Understanding Chemical Bonds
Chemical bonds are the forces that hold atoms together to form molecules and compounds. These bonds arise from the interactions between the electrons of atoms, particularly the outermost valence electrons. One significant type of chemical bond is the ionic bond, which involves a complete transfer of electrons between atoms.
In an ionic bond, one atom donates one or more electrons to another atom. This transfer results in the formation of oppositely charged particles called ions. The atom that loses electrons becomes a positively charged ion, known as a cation, while the atom that gains electrons becomes a negatively charged ion, called an anion. The strong electrostatic attraction between these oppositely charged cations and anions is what constitutes the ionic bond, holding the compound together. This contrasts with covalent bonds, where electrons are shared between atoms rather than transferred.
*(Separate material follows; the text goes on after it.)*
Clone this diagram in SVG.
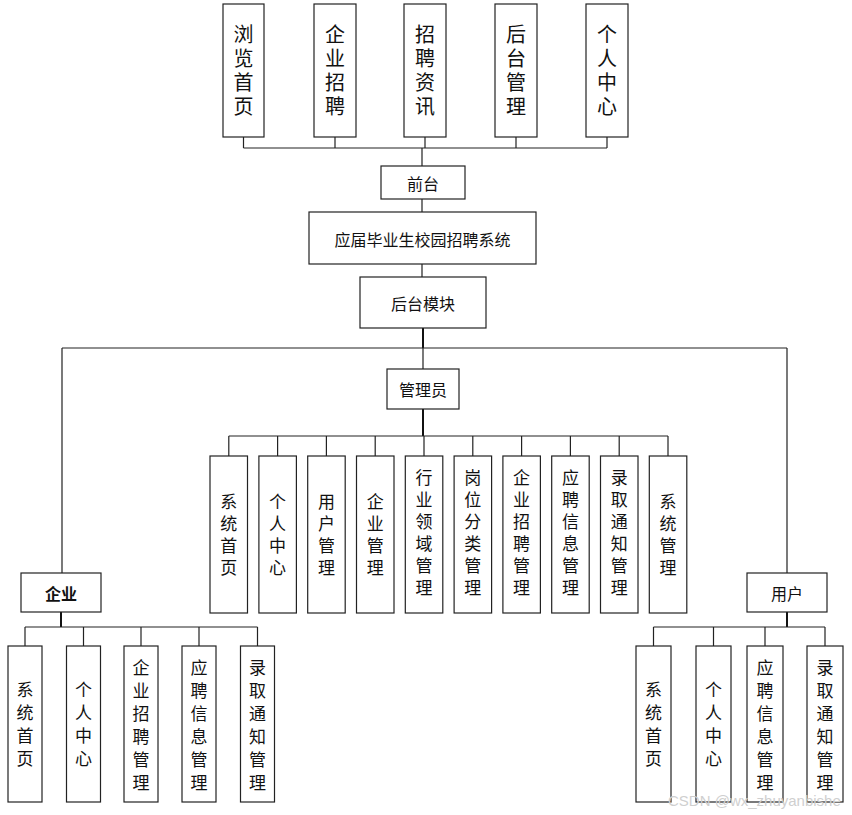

Why Sodium Chloride (NaCl) is Ionic
Sodium chloride exemplifies ionic bonding due to the distinct electron transfer between sodium and chlorine atoms. Sodium (Na), an alkali metal found in Group 1 of the periodic table, possesses a single electron in its outermost shell. Sodium readily loses this valence electron to achieve a stable electron configuration, resembling that of a noble gas. When sodium loses this electron, it forms a positively charged sodium ion (Na+).
Conversely, chlorine (Cl), a halogen in Group 17, has seven valence electrons and requires one additional electron to complete its outer shell. Chlorine readily gains an electron to attain a stable outer shell, transforming into a negatively charged chloride ion (Cl-). The electrostatic attraction between the positive sodium ion and the negative chloride ion forms the ionic bond that holds sodium chloride together.
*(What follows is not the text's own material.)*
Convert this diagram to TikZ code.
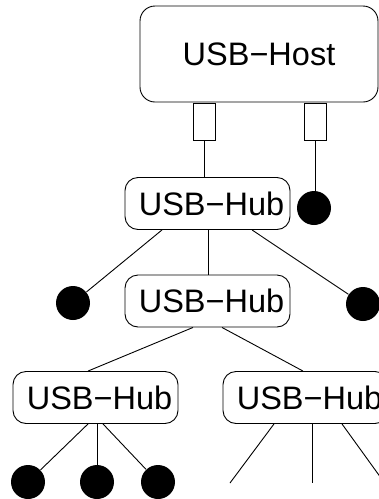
\documentclass[tikz,border=0pt]{standalone}
\usepackage{fontspec}
\setmainfont{Liberation Sans}
\begin{document}
\begin{tikzpicture}[x=1pt,y=-1pt,line width=0.9pt,
  box/.style={draw,rounded corners=13pt,minimum width=165pt,minimum height=52pt,inner sep=0pt,font=\fontsize{32.5}{38}\selectfont},
  hostbox/.style={draw,rounded corners=15pt,minimum width=238pt,minimum height=96pt,inner sep=0pt,font=\fontsize{32.5}{38}\selectfont},
  port/.style={draw,minimum width=22pt,minimum height=37pt,inner sep=0pt},
  dev/.style={circle,fill=black,minimum size=34pt,inner sep=0pt}]
\useasboundingbox (0,0) rectangle (379,499);
\node[hostbox] (host) at (259,54) {USB−Host};
\node[port] (p1) at (204,121.5) {};
\node[port] (p2) at (315,121.5) {};
\node[box] (hub1) at (207.5,203.5) {\hspace*{8pt}USB−Hub};
\node[dev] (d1) at (314,208) {};
\node[dev] (d2) at (73,303) {};
\node[dev] (d3) at (363,304) {};
\node[box] (hub2) at (207.5,301) {\hspace*{8pt}USB−Hub};
\node[box] (hub3) at (95.5,397.5) {\hspace*{8pt}USB−Hub};
\node[box] (hub4) at (305.5,397.5) {\hspace*{8pt}USB−Hub};
\node[dev] (d4) at (28,482) {};
\node[dev] (d5) at (97,482) {};
\node[dev] (d6) at (158,482) {};
\coordinate (e1) at (230,483);
\coordinate (e2) at (312,483);
\coordinate (e3) at (385,483.5);
\draw (p1.south) -- (p1.south |- hub1.north);
\draw (p2.south) -- (p2.south |- d1.north);
\draw ([xshift=-45.5pt]hub1.south) -- (d2);
\draw ([xshift=0.5pt]hub1.south) -- ([xshift=0.5pt]hub2.north);
\draw ([xshift=44.5pt]hub1.south) -- (d3);
\draw ([xshift=-14.5pt]hub2.south) -- ([xshift=-7.5pt]hub3.north);
\draw ([xshift=14.5pt]hub2.south) -- ([xshift=-2.5pt]hub4.north);
\draw ([xshift=-7.5pt]hub3.south) -- (d4);
\draw ([xshift=1.5pt]hub3.south) -- (d5.north);
\draw ([xshift=7.5pt]hub3.south) -- (d6);
\draw ([xshift=-31.5pt]hub4.south) -- (e1);
\draw ([xshift=6.5pt]hub4.south) -- (e2);
\draw ([xshift=36.5pt]hub4.south) -- (e3);
\end{tikzpicture}
\end{document}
Key Characteristics of Ionic Compounds
Ionic compounds, like sodium chloride, exhibit several characteristic physical and chemical properties directly attributable to their strong ionic bonds and crystal lattice structures. These compounds typically possess high melting and boiling points. The substantial energy required to overcome the strong electrostatic forces holding the ions together within the crystal lattice is responsible for these elevated temperatures. For instance, sodium chloride has a melting point of approximately 801 °C.
Ionic compounds are hard and brittle. Their rigid crystal structure, where ions are arranged in a repeating pattern, resists deformation. If a strong force displaces the ions, like charges align, leading to repulsion and causing the crystal to cleave or shatter. While solid ionic compounds do not conduct electricity because their ions are fixed in the lattice, they become excellent conductors when molten or dissolved in water, as the ions are free to move, allowing for electric charge flow.